There is a difference between a “no” vote on the constitution by EU citizens and a “yes” to the collapse of monetary union. But the constitution votes by the French and Dutch show that support for the European project is thin and that people’s willingness to make economic sacrifices for what used to be seen as the greater good of EU integration is limited.
The music is coming to a close and the euro isn’t singing any more.
PS: Grim, that’s the only way to describe the data coming out of Britain at the moment. The purchasing managers’ index suggests that UK manufacturing is contracting at a faster rate than it is in Europe. The CBI says retailing remained depressed last month, while the retail traffic index from consultants SPSL showed barely any improvement in May from April’s extremely subdued levels, despite two bank holidays during the month.

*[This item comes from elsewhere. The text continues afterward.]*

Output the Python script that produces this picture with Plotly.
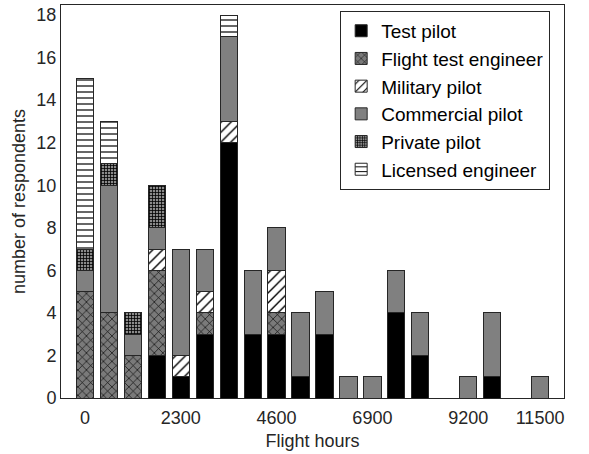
import plotly.graph_objects as go

# Bin positions (bar index) and tick labels
bins = [1, 2, 3, 4, 5, 6, 7, 8, 9, 10, 11, 12, 13, 14, 15, 16, 17, 18, 19, 20]
tick_positions = [1, 5, 9, 13, 17, 20]
tick_labels = ["0", "2300", "4600", "6900", "9200", "11500"]

# Stacked counts per category (bottom to top)
test_pilot        = [0, 0, 0, 2, 1, 3, 12, 3, 3, 1, 3, 0, 0, 4, 2, 0, 0, 1, 0, 0]
flight_test_eng   = [5, 4, 2, 4, 0, 1, 0, 0, 1, 0, 0, 0, 0, 0, 0, 0, 0, 0, 0, 0]
military_pilot    = [0, 0, 0, 1, 1, 1, 1, 0, 2, 0, 0, 0, 0, 0, 0, 0, 0, 0, 0, 0]
commercial_pilot  = [1, 6, 1, 1, 5, 2, 4, 3, 2, 3, 2, 1, 1, 2, 2, 0, 1, 3, 0, 1]
private_pilot     = [1, 1, 1, 2, 0, 0, 0, 0, 0, 0, 0, 0, 0, 0, 0, 0, 0, 0, 0, 0]
licensed_engineer = [8, 2, 0, 0, 0, 0, 1, 0, 0, 0, 0, 0, 0, 0, 0, 0, 0, 0, 0, 0]

series = [
    ("Test pilot", test_pilot, dict(color="#000000")),
    ("Flight test engineer", flight_test_eng,
     dict(color="#808080", pattern=dict(shape="x", bgcolor="#7a7a7a", fgcolor="#000000",
                                        size=6, solidity=0.2, fillmode="replace"))),
    ("Military pilot", military_pilot,
     dict(color="#ffffff", pattern=dict(shape="/", bgcolor="#ffffff", fgcolor="#000000",
                                        size=7, solidity=0.2, fillmode="replace"))),
    ("Commercial pilot", commercial_pilot, dict(color="#808080")),
    ("Private pilot", private_pilot,
     dict(color="#808080", pattern=dict(shape="+", bgcolor="#8a8a8a", fgcolor="#000000",
                                        size=3, solidity=0.45, fillmode="replace"))),
    ("Licensed engineer", licensed_engineer,
     dict(color="#ffffff", pattern=dict(shape="-", bgcolor="#ffffff", fgcolor="#000000",
                                        size=6, solidity=0.2, fillmode="replace"))),
]

fig = go.Figure()
for name, vals, mk in series:
    mk = dict(mk)
    mk["line"] = dict(color="#262626", width=1)
    fig.add_trace(go.Bar(x=bins, y=vals, name=name, marker=mk, width=0.72))

font_family = "Liberation Sans, Arial, sans-serif"
fig.update_layout(
    barmode="stack",
    width=589, height=454,
    margin=dict(l=61, r=25, t=5, b=56),
    paper_bgcolor="white", plot_bgcolor="white",
    font=dict(family=font_family, size=17, color="#262626"),
    showlegend=True,
    legend=dict(x=0.555, y=0.985, xanchor="left", yanchor="top",
                bordercolor="#262626", borderwidth=1, bgcolor="white",
                font=dict(size=19, color="#000000"), tracegroupgap=0,
                traceorder="normal"),
    xaxis=dict(range=[0, 21], tickvals=tick_positions, ticktext=tick_labels,
               showgrid=False, zeroline=False, showline=True, mirror=True,
               linecolor="#262626", linewidth=1, ticks="",
               tickfont=dict(size=18), ticklabelstandoff=3,
               title=dict(text="Flight hours", font=dict(size=18), standoff=7)),
    yaxis=dict(range=[0, 18.47], tickvals=[0, 2, 4, 6, 8, 10, 12, 14, 16, 18],
               showgrid=False, zeroline=False, showline=True, mirror=True,
               linecolor="#262626", linewidth=1, ticks="",
               tickfont=dict(size=18),
               title=dict(text="number of respondents", font=dict(size=18), standoff=6)),
)

fig.write_html("out.html", config={"displayModeBar": False},
               post_script="document.body.style.margin='0';")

Financial markets are picking up the shift from worries about inflation to concerns about growth. The US 10-year bond yield dropped below the symbolic 4% level last week.
The monetary policy committee will meet this week to consider what to do about this slowdown. It will be the last meeting for Marian Bell, who has been a quiet but sensibly dovish MPC member, before her replacement by David Walton of Goldman Sachs. A “no change” verdict this week looks assured, but how long before the first cut? The money markets, having thought the Bank would hold off any move until November, are now starting to focus on the possibility of an August cut, which would be exactly a year after the MPC’s last hike. It depends, as always, on the data. The committee will take a bit of shifting but if the figures continue as weak as they have been in the past few weeks, the markets may well be right.
Finally, thanks to the many people who pointed out a slip of the pen and an inversion of the euro-sterling rate in last week’s story on the single currency and the referendum votes. The euro, to put things straight, has fallen in the past few days from just below £0.69 to just above £0.67.